La dangereuse émergence d'un écosystème rival

A plus long terme, en revanche, comme l'esquisse Jensen Huang lui-même, l'exclusion de Nvidia du marché chinois représente un défi stratégique pour l'entreprise. Celle-ci entend en effet devenir l'écosystème par défaut sur les puces d'IA, une position hégémonique qu'elle a de facto atteinte aujourd'hui. Or, priver les entreprises chinoises des puces Nvidia va certes ralentir leur avancée technologie, mais aussi favoriser l'émergence d'un écosystème rival dans l'empire du Milieu, que s'efforce d'ores et déjà d'incarner le géant Huawei.

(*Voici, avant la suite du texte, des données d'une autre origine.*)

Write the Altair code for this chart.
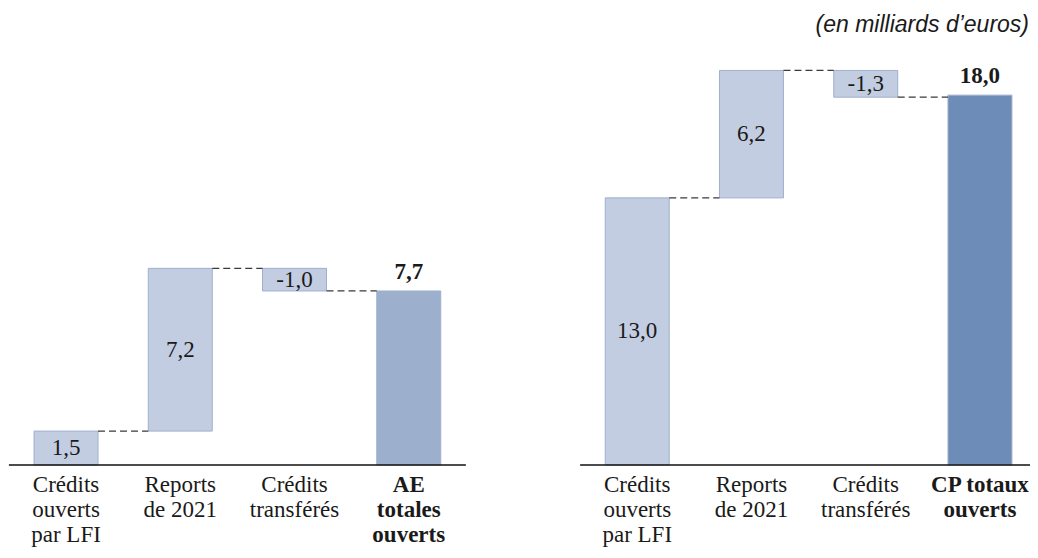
import altair as alt
import pandas as pd

# ---- data ----
left_categories = ["Crédits\nouverts\npar LFI", "Reports\nde 2021", "Crédits\ntransférés", "AE\ntotales\nouverts"]
left_values = [1.5, 7.2, -1.0, 7.7]
right_categories = ["Crédits\nouverts\npar LFI", "Reports\nde 2021", "Crédits\ntransférés", "CP totaux\nouverts"]
right_values = [13.0, 6.2, -1.3, 18.0]
left_labels = ["1,5", "7,2", "-1,0", "7,7"]
right_labels = ["13,0", "6,2", "-1,3", "18,0"]
kinds = ["base", "delta", "delta", "total"]
unit_title = "(en milliards d\u2019euros)"

# ---- styles ----
LIGHT = "#c3cde1"
LIGHT_STROKE = "#9fb0cd"
LEFT_TOTAL = "#9cafcd"
RIGHT_TOTAL = "#6d8cb8"
TEXT = "#1a1a1a"
SERIF = "Liberation Serif"
FS = 23
HALF = 0.28
W, H = 1022, 457
XMIN, XMAX = -0.508, 8.438


def build(values, labels, cats, offset):
    rows, conns = [], []
    run = 0.0
    for i, (v, lab, cat, k) in enumerate(zip(values, labels, cats, kinds)):
        if k == "total":
            s, e = 0.0, v
        else:
            s, e = run, run + v
            run = e
        rows.append(dict(x=offset + i, x0=offset + i - HALF, x1=offset + i + HALF,
                         start=s, end=e, mid=(s + e) / 2, label=lab, cat=cat,
                         kind=k, total=(k == "total")))
    for i in range(len(rows) - 1):
        conns.append(dict(cx0=rows[i]["x1"], cx1=rows[i + 1]["x0"], level=rows[i]["end"]))
    return pd.DataFrame(rows), pd.DataFrame(conns)


xscale = alt.Scale(domain=[XMIN, XMAX], nice=False, zero=False)


def panel(values, labels, cats, offset, total_color, ymax, extra=None):
    df, cf = build(values, labels, cats, offset)
    ysc = alt.Scale(domain=[0, ymax], nice=False, zero=True)
    base = alt.Chart(df)
    bars = base.mark_bar(stroke=LIGHT_STROKE, strokeWidth=1).encode(
        x=alt.X("x0:Q", scale=xscale, axis=None),
        x2="x1:Q",
        y=alt.Y("start:Q", scale=ysc, axis=None),
        y2="end:Q",
        color=alt.condition("datum.total", alt.value(total_color), alt.value(LIGHT)),
    )
    conn = alt.Chart(cf).mark_rule(strokeDash=[7, 4], color="#3a3a3a", strokeWidth=1.2).encode(
        x=alt.X("cx0:Q", scale=xscale), x2="cx1:Q",
        y=alt.Y("level:Q", scale=ysc),
    )
    axis_df = pd.DataFrame({"a0": [max(offset - 0.5, XMIN)],
                            "a1": [min(offset + 3.5, XMAX)], "zero": [0.0]})
    baseline = alt.Chart(axis_df).mark_rule(color="#111111", strokeWidth=1.5).encode(
        x=alt.X("a0:Q", scale=xscale), x2="a1:Q", y=alt.Y("zero:Q", scale=ysc),
    )
    inner = base.transform_filter("!datum.total").mark_text(
        font=SERIF, fontSize=FS, color=TEXT, baseline="middle", align="center"
    ).encode(x=alt.X("x:Q", scale=xscale), y=alt.Y("mid:Q", scale=ysc), text="label:N")
    top = base.transform_filter("datum.total").mark_text(
        font=SERIF, fontSize=FS, fontWeight="bold", color=TEXT, baseline="middle",
        align="center", dy=-19
    ).encode(x=alt.X("x:Q", scale=xscale), y=alt.Y("end:Q", scale=ysc), text="label:N")
    cat_norm = base.transform_filter("!datum.total").mark_text(
        font=SERIF, fontSize=FS, color=TEXT, baseline="alphabetic", align="center",
        lineBreak="\n", lineHeight=25
    ).encode(x=alt.X("x:Q", scale=xscale), y=alt.value(484), text="cat:N")
    cat_bold = base.transform_filter("datum.total").mark_text(
        font=SERIF, fontSize=FS, fontWeight="bold", color=TEXT, baseline="alphabetic",
        align="center", lineBreak="\n", lineHeight=25
    ).encode(x=alt.X("x:Q", scale=xscale), y=alt.value(484), text="cat:N")
    layers = [bars, conn, baseline, inner, top, cat_norm, cat_bold]
    if extra is not None:
        layers.append(extra)
    return alt.layer(*layers)


title_mark = alt.Chart(pd.DataFrame({"t": [unit_title]})).mark_text(
    font="Liberation Sans", fontSize=23, fontStyle="italic", color=TEXT,
    align="right", baseline="alphabetic"
).encode(x=alt.value(1021), y=alt.value(24), text="t:N")

left = panel(left_values, left_labels, left_categories, 0, LEFT_TOTAL, 20.22)
right = panel(right_values, right_labels, right_categories, 5, RIGHT_TOTAL, 22.24, title_mark)

chart = alt.layer(left, right).resolve_scale(y="independent").properties(
    width=W, height=H,
    padding={"left": 0, "right": 0, "top": 0, "bottom": 85},
    autosize=alt.AutoSizeParams(type="none"),
).configure_view(stroke=None)

chart.save("out.html", embed_options={"renderer": "svg", "actions": False})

A terme, celui-ci risque de représenter un concurrent sérieux pour Nvidia, susceptible de lui ravir des parts de marché non seulement en Chine, mais aussi sur d'autres marchés.

Nous n'en sommes certes pas encore là, et Huawei a encore beaucoup de travail pour rattraper son retard sur Nvidia. "Huawei a encore des soucis pour produire ses puces Ascend, notamment parce que SMIC, l'entreprise qui les fabrique, n'a pas accès aux machines d'ASML les plus avancées", note Antoine Chkaiban. Depuis 2019, l'entreprise néerlandaise a dû cesser d'exporter vers la Chine ses machines de lithographie par rayonnement ultraviolet extrême les plus perfectionnées, qui sont nécessaires à la réalisation des plus fines gravures (deux et trois nanomètres). Une décision imposée par le gouvernement néerlandais, lui-même mis sous pression par l'administration Trump, qui cherchait déjà à freiner l'avancée de la Chine.

Ainsi, "Huawei doit pour l'heure se contenter de puces de sept nanomètres, qu'elle a en outre du mal à produire à gros volumes : l'objectif de 500 000 puces que l'entreprise s'était fixé l'an dernier n'a pas été atteint", selon l'expert. Pour autant, sous-estimer le géant chinois serait une grave erreur. Celui-ci a déjà progressé plus vite que ne l'anticipaient la plupart des experts du marché, et possède plusieurs atouts pour continuer d'avancer malgré les tentatives occidentales de lui mettre des bâtons dans les roues.

"La Chine a un accès abondant à l'énergie. Même si Huawei doit utiliser quatre fois plus de puces pour compenser une finesse de gravure moindre, elle peut le faire, et ainsi gagner en puissance, en expérience et commencer à développer un écosystème rival compétitif. Cela ne se fera pas tout de suite, on parle d'un horizon d'au moins dix ans, mais à terme, c'est une menace pour Nvidia", estime ainsi Antoine Chkaiban.

Walk the line

C'est pourquoi, en dépit du camouflet infligé mi-avril par Donald Trump, et de la faible importance que représente désormais ce marché pour son chiffre d'affaires, Nvidia n'a nullement l'intention de tirer une croix définitive sur l'empire du Milieu. A peine sa puce H20 interdite, Jensen Huang prépare ainsi déjà le lancement d'un nouveau modèle, encore moins puissant, dédié exclusivement au marché chinois, et qui devrait être lancé courant juillet. Contrairement à la puce H20, celle-ci ne recourrait pas à l'architecture Hopper, la plus avancée de Nvidia.

Nvidia joue ici une partie très serrée : d'un côté, sa puce doit être suffisamment bridée pour recevoir le tampon de l'administration Trump - contactée sur ce point, une porte-parole de l'entreprise affirme que des discussions sont en cours avec la Maison-Blanche pour trouver une solution satisfaisante. De l'autre, Nvidia doit proposer une puce qui soit suffisamment compétitive par rapport à celles de Huawei pour orienter les entreprises chinoises vers son offre. Un équilibre très délicat à trouver qui constitue sans nul doute un casse-tête pour Jensen Huang. Mais si ce pari lui permet d'éviter ou du moins de freiner l'émergence d'un écosystème rival au sein de la deuxième économie mondiale, le jeu en vaudra largement la chandelle.